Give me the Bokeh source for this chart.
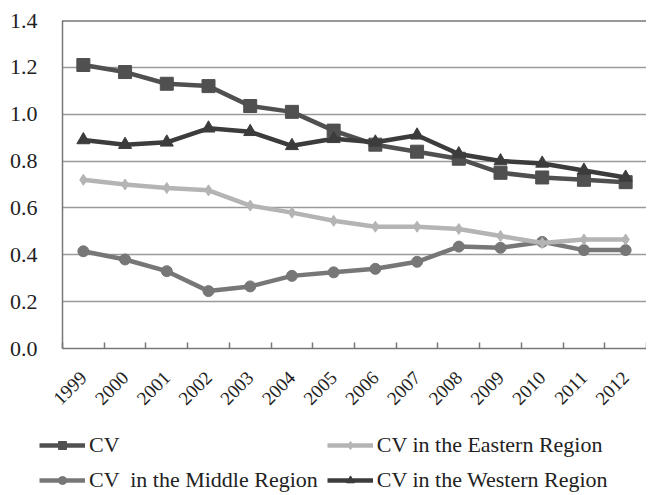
import math
from bokeh.plotting import figure
from bokeh.models import Range1d, FixedTicker, Legend, LegendItem, Span
from bokeh.embed import file_html
from bokeh.resources import INLINE

years = ["1999", "2000", "2001", "2002", "2003", "2004", "2005",
         "2006", "2007", "2008", "2009", "2010", "2011", "2012"]
cv = [1.21, 1.18, 1.13, 1.12, 1.035, 1.01, 0.93, 0.87, 0.84, 0.81, 0.75, 0.73, 0.72, 0.71]
cv_east = [0.72, 0.70, 0.685, 0.675, 0.61, 0.58, 0.545, 0.52, 0.52, 0.51, 0.48, 0.45, 0.465, 0.465]
cv_middle = [0.415, 0.38, 0.33, 0.245, 0.265, 0.31, 0.325, 0.34, 0.37, 0.435, 0.43, 0.455, 0.42, 0.42]
cv_west = [0.89, 0.87, 0.88, 0.94, 0.925, 0.865, 0.895, 0.88, 0.91, 0.83, 0.80, 0.79, 0.76, 0.73]
y_ticks = [0.0, 0.2, 0.4, 0.6, 0.8, 1.0, 1.2, 1.4]

FONT = "Liberation Serif"
xs = list(range(len(years)))

p = figure(frame_width=584, frame_height=328, output_backend="svg",
           toolbar_location=None, x_range=Range1d(-0.5, len(years) - 0.5),
           y_range=Range1d(0, 1.4), min_border_left=62, min_border_top=20,
           min_border_right=0, min_border_bottom=70, outline_line_color=None,
           background_fill_color="white", border_fill_color="white")

# axes
p.xaxis.ticker = FixedTicker(ticks=xs, minor_ticks=[i - 0.5 for i in range(len(years) + 1)])
p.xaxis.major_label_overrides = {i: y for i, y in enumerate(years)}
p.xaxis.major_label_orientation = math.pi / 4
p.xaxis.major_tick_line_color = None
p.xaxis.minor_tick_in = 6
p.xaxis.minor_tick_out = 0
p.xaxis.minor_tick_line_color = "#777777"
p.xaxis.minor_tick_line_width = 1.5
p.xaxis.axis_line_color = "#777777"
p.xaxis.axis_line_width = 1.5
p.xaxis.major_label_text_font = FONT
p.xaxis.major_label_text_font_size = "19px"
p.xaxis.major_label_text_color = "#222222"
p.xaxis.major_label_standoff = 20

p.yaxis.ticker = FixedTicker(ticks=y_ticks)
p.yaxis.major_label_overrides = {t: f"{t:.1f}" for t in y_ticks}
p.yaxis.major_tick_line_color = None
p.yaxis.major_tick_out = 0
p.yaxis.major_tick_in = 0
p.yaxis.minor_tick_line_color = None
p.yaxis.axis_line_color = "#777777"
p.yaxis.axis_line_width = 1.5
p.yaxis.major_label_text_font = FONT
p.yaxis.major_label_text_font_size = "22px"
p.yaxis.major_label_text_color = "#222222"
p.yaxis.major_label_standoff = 25

p.xgrid.grid_line_color = None
p.ygrid.grid_line_color = "#9a9a9a"
p.ygrid.grid_line_width = 1.5
p.add_layout(Span(location=1.4, dimension="width", line_color="#333333", line_width=2))

series = [
    ("CV", cv, "#505050", "square", 13),
    ("CV  in the Middle Region", cv_middle, "#777777", "circle", 11),
    ("CV in the Eastern Region", cv_east, "#b4b4b4", "diamond", 11),
    ("CV in the Western Region", cv_west, "#3c3c3c", "triangle", 13),
]

# legend strip below the chart: same series, hidden renderers, only legend shows
leg = figure(width=646, height=77, output_backend="svg", toolbar_location=None,
             x_range=Range1d(100, 101), y_range=Range1d(100, 101),
             x_axis_type=None, y_axis_type=None, min_border=0,
             outline_line_color=None, border_fill_color="white",
             background_fill_color="white")
leg.grid.visible = False

items = []
for name, vals, col, mk, sz in series:
    p.line(xs, vals, line_color=col, line_width=4.5)
    p.scatter(xs, vals, marker=mk, size=sz, fill_color=col, line_color=col)
    l = leg.line(xs, vals, line_color=col, line_width=4.5)
    s = leg.scatter(xs, vals, marker=mk, size=sz - 3, fill_color=col, line_color=col)
    items.append(LegendItem(label=name, renderers=[l, s]))

legend = Legend(items=items, ncols=2, location=(39, 2),
                label_text_font=FONT, label_text_font_size="22px",
                label_text_color="#222222", glyph_width=46, glyph_height=20,
                label_standoff=4, spacing=9, padding=4, margin=0,
                border_line_color=None, background_fill_alpha=0,
                click_policy="none")
leg.add_layout(legend, "center")

open("out.html", "w").write(file_html([p, leg], INLINE))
______
▸ **SHORT PROBLEM**: Transcribe the material exactly, keeping every word and none of the pictures.

▸ **SOLUTION FOR THIS EXERCISE**:
Give me the Bokeh source for this chart.
import math
from bokeh.plotting import figure
from bokeh.models import Range1d, FixedTicker, Legend, LegendItem, Span
from bokeh.embed import file_html
from bokeh.resources import INLINE

years = ["1999", "2000", "2001", "2002", "2003", "2004", "2005",
         "2006", "2007", "2008", "2009", "2010", "2011", "2012"]
cv = [1.21, 1.18, 1.13, 1.12, 1.035, 1.01, 0.93, 0.87, 0.84, 0.81, 0.75, 0.73, 0.72, 0.71]
cv_east = [0.72, 0.70, 0.685, 0.675, 0.61, 0.58, 0.545, 0.52, 0.52, 0.51, 0.48, 0.45, 0.465, 0.465]
cv_middle = [0.415, 0.38, 0.33, 0.245, 0.265, 0.31, 0.325, 0.34, 0.37, 0.435, 0.43, 0.455, 0.42, 0.42]
cv_west = [0.89, 0.87, 0.88, 0.94, 0.925, 0.865, 0.895, 0.88, 0.91, 0.83, 0.80, 0.79, 0.76, 0.73]
y_ticks = [0.0, 0.2, 0.4, 0.6, 0.8, 1.0, 1.2, 1.4]

FONT = "Liberation Serif"
xs = list(range(len(years)))

p = figure(frame_width=584, frame_height=328, output_backend="svg",
           toolbar_location=None, x_range=Range1d(-0.5, len(years) - 0.5),
           y_range=Range1d(0, 1.4), min_border_left=62, min_border_top=20,
           min_border_right=0, min_border_bottom=70, outline_line_color=None,
           background_fill_color="white", border_fill_color="white")

# axes
p.xaxis.ticker = FixedTicker(ticks=xs, minor_ticks=[i - 0.5 for i in range(len(years) + 1)])
p.xaxis.major_label_overrides = {i: y for i, y in enumerate(years)}
p.xaxis.major_label_orientation = math.pi / 4
p.xaxis.major_tick_line_color = None
p.xaxis.minor_tick_in = 6
p.xaxis.minor_tick_out = 0
p.xaxis.minor_tick_line_color = "#777777"
p.xaxis.minor_tick_line_width = 1.5
p.xaxis.axis_line_color = "#777777"
p.xaxis.axis_line_width = 1.5
p.xaxis.major_label_text_font = FONT
p.xaxis.major_label_text_font_size = "19px"
p.xaxis.major_label_text_color = "#222222"
p.xaxis.major_label_standoff = 20

p.yaxis.ticker = FixedTicker(ticks=y_ticks)
p.yaxis.major_label_overrides = {t: f"{t:.1f}" for t in y_ticks}
p.yaxis.major_tick_line_color = None
p.yaxis.major_tick_out = 0
p.yaxis.major_tick_in = 0
p.yaxis.minor_tick_line_color = None
p.yaxis.axis_line_color = "#777777"
p.yaxis.axis_line_width = 1.5
p.yaxis.major_label_text_font = FONT
p.yaxis.major_label_text_font_size = "22px"
p.yaxis.major_label_text_color = "#222222"
p.yaxis.major_label_standoff = 25

p.xgrid.grid_line_color = None
p.ygrid.grid_line_color = "#9a9a9a"
p.ygrid.grid_line_width = 1.5
p.add_layout(Span(location=1.4, dimension="width", line_color="#333333", line_width=2))

series = [
    ("CV", cv, "#505050", "square", 13),
    ("CV  in the Middle Region", cv_middle, "#777777", "circle", 11),
    ("CV in the Eastern Region", cv_east, "#b4b4b4", "diamond", 11),
    ("CV in the Western Region", cv_west, "#3c3c3c", "triangle", 13),
]

# legend strip below the chart: same series, hidden renderers, only legend shows
leg = figure(width=646, height=77, output_backend="svg", toolbar_location=None,
             x_range=Range1d(100, 101), y_range=Range1d(100, 101),
             x_axis_type=None, y_axis_type=None, min_border=0,
             outline_line_color=None, border_fill_color="white",
             background_fill_color="white")
leg.grid.visible = False

items = []
for name, vals, col, mk, sz in series:
    p.line(xs, vals, line_color=col, line_width=4.5)
    p.scatter(xs, vals, marker=mk, size=sz, fill_color=col, line_color=col)
    l = leg.line(xs, vals, line_color=col, line_width=4.5)
    s = leg.scatter(xs, vals, marker=mk, size=sz - 3, fill_color=col, line_color=col)
    items.append(LegendItem(label=name, renderers=[l, s]))

legend = Legend(items=items, ncols=2, location=(39, 2),
                label_text_font=FONT, label_text_font_size="22px",
                label_text_color="#222222", glyph_width=46, glyph_height=20,
                label_standoff=4, spacing=9, padding=4, margin=0,
                border_line_color=None, background_fill_alpha=0,
                click_policy="none")
leg.add_layout(legend, "center")

open("out.html", "w").write(file_html([p, leg], INLINE))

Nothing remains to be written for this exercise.